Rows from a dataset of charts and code
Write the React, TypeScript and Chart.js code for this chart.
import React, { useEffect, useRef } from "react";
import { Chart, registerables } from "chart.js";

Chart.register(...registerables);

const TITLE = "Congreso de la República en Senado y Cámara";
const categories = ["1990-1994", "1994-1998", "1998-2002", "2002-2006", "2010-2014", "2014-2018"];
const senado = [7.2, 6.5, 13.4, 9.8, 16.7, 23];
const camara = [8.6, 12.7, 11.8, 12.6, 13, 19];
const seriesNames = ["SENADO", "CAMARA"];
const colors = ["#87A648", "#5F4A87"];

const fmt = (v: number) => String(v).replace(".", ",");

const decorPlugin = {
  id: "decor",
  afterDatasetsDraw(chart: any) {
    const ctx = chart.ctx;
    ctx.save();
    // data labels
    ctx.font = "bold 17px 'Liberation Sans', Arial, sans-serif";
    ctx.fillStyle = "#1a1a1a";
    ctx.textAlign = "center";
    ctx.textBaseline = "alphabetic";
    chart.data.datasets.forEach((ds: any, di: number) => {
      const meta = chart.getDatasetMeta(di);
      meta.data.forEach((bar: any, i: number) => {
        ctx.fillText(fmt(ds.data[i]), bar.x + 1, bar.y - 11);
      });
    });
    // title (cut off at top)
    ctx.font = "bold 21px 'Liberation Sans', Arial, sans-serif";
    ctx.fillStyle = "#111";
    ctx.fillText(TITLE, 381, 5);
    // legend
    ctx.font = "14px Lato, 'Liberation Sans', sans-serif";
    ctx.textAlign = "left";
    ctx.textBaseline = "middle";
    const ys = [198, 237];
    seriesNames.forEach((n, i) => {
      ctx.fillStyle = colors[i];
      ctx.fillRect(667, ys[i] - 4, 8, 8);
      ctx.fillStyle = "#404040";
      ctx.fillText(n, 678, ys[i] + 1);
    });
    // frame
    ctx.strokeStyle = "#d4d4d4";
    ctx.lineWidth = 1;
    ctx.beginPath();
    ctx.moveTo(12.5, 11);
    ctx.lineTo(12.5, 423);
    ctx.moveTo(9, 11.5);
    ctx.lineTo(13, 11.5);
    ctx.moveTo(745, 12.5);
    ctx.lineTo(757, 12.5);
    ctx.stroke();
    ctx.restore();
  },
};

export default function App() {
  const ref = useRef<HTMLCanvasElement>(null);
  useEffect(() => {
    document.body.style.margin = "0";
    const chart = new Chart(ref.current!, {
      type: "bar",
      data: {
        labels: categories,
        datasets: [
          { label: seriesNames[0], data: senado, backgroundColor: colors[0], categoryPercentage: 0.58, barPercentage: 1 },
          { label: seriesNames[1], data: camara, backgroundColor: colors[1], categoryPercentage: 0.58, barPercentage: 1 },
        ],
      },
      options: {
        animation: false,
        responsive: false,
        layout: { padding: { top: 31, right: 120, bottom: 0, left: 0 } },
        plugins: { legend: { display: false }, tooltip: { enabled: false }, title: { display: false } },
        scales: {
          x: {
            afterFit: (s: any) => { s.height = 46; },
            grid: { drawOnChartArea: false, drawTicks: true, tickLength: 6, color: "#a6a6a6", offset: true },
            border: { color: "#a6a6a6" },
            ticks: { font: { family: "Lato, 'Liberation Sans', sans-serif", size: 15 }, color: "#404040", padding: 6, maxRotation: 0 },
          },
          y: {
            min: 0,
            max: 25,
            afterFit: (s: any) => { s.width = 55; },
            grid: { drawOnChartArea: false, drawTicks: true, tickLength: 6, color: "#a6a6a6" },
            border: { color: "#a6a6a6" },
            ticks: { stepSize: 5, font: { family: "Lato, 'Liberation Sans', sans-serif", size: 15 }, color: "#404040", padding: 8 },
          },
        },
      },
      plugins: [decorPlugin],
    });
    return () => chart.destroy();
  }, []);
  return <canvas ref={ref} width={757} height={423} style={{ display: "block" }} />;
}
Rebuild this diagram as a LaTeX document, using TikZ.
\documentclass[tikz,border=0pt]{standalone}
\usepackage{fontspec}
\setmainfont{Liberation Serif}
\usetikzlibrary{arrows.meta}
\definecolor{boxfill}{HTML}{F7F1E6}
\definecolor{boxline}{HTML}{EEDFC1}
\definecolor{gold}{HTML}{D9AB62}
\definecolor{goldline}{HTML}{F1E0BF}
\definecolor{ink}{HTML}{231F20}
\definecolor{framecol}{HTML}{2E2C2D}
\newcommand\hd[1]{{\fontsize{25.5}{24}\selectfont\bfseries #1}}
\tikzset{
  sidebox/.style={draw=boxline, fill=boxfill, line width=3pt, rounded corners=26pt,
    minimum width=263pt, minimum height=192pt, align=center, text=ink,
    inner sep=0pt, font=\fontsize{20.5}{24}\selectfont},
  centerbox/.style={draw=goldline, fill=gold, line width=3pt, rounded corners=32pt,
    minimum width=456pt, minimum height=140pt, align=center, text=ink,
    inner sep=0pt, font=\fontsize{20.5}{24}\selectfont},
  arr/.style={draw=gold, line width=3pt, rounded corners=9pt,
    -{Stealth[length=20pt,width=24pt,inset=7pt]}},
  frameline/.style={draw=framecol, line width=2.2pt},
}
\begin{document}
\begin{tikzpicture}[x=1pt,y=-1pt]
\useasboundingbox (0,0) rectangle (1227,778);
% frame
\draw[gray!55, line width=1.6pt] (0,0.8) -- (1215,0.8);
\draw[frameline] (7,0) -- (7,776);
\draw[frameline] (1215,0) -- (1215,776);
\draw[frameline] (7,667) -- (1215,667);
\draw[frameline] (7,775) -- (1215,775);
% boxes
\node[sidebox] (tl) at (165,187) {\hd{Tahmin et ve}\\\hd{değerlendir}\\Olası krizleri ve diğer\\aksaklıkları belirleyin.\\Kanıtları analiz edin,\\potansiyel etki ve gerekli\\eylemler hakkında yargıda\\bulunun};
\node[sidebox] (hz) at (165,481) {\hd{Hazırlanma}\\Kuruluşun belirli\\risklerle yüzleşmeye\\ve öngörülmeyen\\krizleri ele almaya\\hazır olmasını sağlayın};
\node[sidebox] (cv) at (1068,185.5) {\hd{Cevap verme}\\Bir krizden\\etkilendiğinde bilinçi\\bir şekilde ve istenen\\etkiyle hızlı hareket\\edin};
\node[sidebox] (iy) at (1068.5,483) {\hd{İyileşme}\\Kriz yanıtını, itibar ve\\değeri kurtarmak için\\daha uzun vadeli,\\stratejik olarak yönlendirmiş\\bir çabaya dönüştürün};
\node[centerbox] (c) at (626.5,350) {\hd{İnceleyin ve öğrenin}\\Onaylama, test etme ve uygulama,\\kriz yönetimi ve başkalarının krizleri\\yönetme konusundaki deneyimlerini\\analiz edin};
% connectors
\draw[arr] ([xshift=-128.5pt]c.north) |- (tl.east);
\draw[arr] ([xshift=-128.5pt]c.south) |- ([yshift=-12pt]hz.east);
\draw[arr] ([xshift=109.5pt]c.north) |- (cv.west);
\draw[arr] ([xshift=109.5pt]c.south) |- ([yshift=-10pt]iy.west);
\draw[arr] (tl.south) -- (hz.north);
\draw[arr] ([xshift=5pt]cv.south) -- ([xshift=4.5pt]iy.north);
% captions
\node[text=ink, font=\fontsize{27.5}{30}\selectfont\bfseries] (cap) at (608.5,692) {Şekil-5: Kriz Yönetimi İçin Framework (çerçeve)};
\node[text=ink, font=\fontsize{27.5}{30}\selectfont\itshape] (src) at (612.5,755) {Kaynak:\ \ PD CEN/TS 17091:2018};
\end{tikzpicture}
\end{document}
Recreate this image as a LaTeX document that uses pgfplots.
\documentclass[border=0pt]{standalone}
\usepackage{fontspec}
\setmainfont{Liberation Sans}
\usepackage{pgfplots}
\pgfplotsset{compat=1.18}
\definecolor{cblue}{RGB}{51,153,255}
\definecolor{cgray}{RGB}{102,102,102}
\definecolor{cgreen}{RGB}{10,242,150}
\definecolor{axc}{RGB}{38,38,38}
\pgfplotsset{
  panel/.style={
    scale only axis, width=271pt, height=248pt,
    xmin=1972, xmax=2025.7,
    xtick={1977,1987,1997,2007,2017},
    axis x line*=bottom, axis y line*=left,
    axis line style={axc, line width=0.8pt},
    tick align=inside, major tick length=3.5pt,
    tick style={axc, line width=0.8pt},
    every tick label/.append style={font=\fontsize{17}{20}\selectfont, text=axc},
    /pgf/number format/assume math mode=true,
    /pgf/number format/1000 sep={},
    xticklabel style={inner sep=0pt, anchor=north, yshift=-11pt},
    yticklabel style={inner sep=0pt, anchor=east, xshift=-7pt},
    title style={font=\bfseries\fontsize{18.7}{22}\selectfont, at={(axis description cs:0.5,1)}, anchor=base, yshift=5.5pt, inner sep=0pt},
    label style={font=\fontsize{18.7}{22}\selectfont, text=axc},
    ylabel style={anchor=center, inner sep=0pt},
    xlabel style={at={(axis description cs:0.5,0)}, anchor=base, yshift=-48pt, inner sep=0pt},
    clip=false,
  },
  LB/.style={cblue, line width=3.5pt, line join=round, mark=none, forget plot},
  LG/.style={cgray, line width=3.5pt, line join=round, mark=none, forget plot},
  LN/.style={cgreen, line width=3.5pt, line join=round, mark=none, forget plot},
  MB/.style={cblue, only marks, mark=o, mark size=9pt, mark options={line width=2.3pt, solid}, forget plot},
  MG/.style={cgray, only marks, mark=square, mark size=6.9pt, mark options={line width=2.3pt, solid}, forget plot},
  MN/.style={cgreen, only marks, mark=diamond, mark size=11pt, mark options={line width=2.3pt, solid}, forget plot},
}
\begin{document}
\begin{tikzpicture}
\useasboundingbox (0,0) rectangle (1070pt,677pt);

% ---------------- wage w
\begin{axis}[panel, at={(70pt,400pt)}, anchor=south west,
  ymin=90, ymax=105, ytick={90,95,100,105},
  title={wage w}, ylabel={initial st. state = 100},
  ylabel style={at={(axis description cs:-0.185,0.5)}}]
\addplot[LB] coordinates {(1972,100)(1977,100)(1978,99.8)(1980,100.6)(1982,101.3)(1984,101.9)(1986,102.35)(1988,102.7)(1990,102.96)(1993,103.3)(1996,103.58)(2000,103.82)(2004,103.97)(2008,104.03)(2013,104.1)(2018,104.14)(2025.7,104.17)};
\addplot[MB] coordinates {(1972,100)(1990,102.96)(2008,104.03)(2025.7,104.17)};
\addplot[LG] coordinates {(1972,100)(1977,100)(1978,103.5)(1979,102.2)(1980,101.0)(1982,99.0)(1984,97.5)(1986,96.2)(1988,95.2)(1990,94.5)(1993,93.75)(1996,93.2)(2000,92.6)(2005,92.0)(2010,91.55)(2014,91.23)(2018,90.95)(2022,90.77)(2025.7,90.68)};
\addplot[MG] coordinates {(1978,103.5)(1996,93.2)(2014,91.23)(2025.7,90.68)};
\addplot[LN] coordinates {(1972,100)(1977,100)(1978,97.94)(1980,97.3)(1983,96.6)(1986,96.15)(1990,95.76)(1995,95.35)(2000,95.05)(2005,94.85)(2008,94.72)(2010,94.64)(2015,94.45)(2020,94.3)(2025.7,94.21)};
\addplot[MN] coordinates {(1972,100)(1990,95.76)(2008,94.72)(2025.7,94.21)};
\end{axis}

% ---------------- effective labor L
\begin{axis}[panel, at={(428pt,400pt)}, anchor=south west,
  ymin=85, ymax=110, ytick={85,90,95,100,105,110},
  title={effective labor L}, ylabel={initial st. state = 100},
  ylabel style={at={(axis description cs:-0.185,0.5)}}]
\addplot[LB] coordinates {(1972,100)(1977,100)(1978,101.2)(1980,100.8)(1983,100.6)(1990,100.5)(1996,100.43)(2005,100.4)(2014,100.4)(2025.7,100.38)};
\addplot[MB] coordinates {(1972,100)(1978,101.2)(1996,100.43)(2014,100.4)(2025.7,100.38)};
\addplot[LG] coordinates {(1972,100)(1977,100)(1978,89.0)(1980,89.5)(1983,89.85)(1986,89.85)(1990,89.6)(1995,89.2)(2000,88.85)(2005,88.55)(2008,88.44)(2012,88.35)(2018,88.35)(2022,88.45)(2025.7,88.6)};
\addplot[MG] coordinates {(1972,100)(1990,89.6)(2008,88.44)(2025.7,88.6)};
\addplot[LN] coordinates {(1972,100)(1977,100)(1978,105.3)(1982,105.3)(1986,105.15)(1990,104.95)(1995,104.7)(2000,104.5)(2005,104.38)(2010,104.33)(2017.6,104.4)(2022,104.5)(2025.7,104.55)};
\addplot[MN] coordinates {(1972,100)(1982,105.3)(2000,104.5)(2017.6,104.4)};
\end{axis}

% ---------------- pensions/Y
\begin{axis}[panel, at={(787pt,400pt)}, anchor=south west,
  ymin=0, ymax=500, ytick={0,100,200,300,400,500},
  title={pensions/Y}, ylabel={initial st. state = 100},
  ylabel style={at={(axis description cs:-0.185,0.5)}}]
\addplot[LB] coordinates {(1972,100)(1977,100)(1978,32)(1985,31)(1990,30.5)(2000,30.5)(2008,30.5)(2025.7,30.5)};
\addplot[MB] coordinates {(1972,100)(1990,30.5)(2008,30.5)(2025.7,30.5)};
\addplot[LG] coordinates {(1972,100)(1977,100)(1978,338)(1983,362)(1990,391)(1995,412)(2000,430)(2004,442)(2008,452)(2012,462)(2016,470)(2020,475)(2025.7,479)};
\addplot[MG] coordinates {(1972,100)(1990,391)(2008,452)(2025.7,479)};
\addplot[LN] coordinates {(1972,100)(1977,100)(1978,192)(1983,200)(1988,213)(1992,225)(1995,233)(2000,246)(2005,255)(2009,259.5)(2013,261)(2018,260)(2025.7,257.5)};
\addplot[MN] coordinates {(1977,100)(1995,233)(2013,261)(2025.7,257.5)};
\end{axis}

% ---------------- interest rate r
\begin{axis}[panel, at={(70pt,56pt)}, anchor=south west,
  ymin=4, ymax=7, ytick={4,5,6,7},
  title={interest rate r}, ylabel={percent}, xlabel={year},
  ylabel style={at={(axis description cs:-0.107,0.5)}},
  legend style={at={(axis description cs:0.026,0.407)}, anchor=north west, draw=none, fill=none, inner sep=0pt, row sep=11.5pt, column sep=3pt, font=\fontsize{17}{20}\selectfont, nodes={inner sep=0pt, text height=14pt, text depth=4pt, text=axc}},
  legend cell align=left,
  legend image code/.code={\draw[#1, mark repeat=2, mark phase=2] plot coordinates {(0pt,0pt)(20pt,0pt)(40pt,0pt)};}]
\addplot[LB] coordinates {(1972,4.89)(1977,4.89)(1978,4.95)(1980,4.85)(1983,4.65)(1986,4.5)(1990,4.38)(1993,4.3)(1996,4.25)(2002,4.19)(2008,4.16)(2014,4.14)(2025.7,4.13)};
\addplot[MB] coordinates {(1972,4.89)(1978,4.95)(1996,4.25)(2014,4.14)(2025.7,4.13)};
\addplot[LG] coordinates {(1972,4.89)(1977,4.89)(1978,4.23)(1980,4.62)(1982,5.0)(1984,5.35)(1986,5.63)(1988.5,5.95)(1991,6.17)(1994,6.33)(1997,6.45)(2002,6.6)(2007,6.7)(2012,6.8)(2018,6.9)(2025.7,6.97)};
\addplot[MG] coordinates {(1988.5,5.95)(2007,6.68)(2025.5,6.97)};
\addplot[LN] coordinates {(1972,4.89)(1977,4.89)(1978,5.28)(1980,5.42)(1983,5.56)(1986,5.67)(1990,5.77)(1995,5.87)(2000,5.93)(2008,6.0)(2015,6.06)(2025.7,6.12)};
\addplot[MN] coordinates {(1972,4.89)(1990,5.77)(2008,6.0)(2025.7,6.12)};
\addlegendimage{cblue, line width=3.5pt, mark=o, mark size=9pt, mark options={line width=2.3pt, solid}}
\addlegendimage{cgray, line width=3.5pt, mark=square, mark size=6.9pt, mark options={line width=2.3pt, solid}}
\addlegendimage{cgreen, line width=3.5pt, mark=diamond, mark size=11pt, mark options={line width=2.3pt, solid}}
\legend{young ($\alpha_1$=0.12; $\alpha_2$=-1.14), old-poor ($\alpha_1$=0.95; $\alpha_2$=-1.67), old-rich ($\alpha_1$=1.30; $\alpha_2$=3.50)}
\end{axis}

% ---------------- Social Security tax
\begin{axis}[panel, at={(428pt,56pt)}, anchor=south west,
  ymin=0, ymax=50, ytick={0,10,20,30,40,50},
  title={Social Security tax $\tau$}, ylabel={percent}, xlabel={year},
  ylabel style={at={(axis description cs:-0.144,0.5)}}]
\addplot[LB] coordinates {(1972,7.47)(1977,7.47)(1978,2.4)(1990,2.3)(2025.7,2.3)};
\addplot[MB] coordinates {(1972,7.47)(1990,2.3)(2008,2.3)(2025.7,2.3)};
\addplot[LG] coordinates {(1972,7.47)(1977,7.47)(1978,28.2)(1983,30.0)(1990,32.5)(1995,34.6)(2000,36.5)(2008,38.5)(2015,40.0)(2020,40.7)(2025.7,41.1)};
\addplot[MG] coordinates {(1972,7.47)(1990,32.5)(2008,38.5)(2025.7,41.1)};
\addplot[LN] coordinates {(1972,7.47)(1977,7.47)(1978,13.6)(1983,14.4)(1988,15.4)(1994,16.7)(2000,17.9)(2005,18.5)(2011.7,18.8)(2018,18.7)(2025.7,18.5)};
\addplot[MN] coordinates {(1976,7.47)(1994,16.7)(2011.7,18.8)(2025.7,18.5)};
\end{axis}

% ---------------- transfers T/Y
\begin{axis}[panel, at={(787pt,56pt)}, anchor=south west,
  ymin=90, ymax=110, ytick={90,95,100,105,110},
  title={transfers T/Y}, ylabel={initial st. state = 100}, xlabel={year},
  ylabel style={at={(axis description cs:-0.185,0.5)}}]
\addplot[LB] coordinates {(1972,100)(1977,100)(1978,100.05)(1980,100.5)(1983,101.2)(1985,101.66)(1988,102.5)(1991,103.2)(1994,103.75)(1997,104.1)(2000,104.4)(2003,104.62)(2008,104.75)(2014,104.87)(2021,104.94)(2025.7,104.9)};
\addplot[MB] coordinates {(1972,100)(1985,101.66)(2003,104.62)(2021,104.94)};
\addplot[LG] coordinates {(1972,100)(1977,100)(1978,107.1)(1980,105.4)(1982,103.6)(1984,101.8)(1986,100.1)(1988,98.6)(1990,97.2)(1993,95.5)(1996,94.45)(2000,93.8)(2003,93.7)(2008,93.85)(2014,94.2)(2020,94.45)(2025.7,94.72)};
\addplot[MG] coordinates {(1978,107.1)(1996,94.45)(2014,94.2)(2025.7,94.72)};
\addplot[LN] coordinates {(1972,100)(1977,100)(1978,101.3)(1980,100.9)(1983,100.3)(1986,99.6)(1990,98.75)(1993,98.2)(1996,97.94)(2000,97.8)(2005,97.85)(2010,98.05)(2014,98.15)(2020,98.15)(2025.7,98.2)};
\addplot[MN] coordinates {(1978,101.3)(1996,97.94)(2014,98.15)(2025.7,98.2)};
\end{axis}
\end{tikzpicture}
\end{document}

THE REQUEST: Please reproduce exactly the lines above, beginning with the first and ending with the line that contains "const fmt = (v: number)", and include nothing outside that range.

REPLY:
Write the React, TypeScript and Chart.js code for this chart.
import React, { useEffect, useRef } from "react";
import { Chart, registerables } from "chart.js";

Chart.register(...registerables);

const TITLE = "Congreso de la República en Senado y Cámara";
const categories = ["1990-1994", "1994-1998", "1998-2002", "2002-2006", "2010-2014", "2014-2018"];
const senado = [7.2, 6.5, 13.4, 9.8, 16.7, 23];
const camara = [8.6, 12.7, 11.8, 12.6, 13, 19];
const seriesNames = ["SENADO", "CAMARA"];
const colors = ["#87A648", "#5F4A87"];

const fmt = (v: number) => String(v).replace(".", ",");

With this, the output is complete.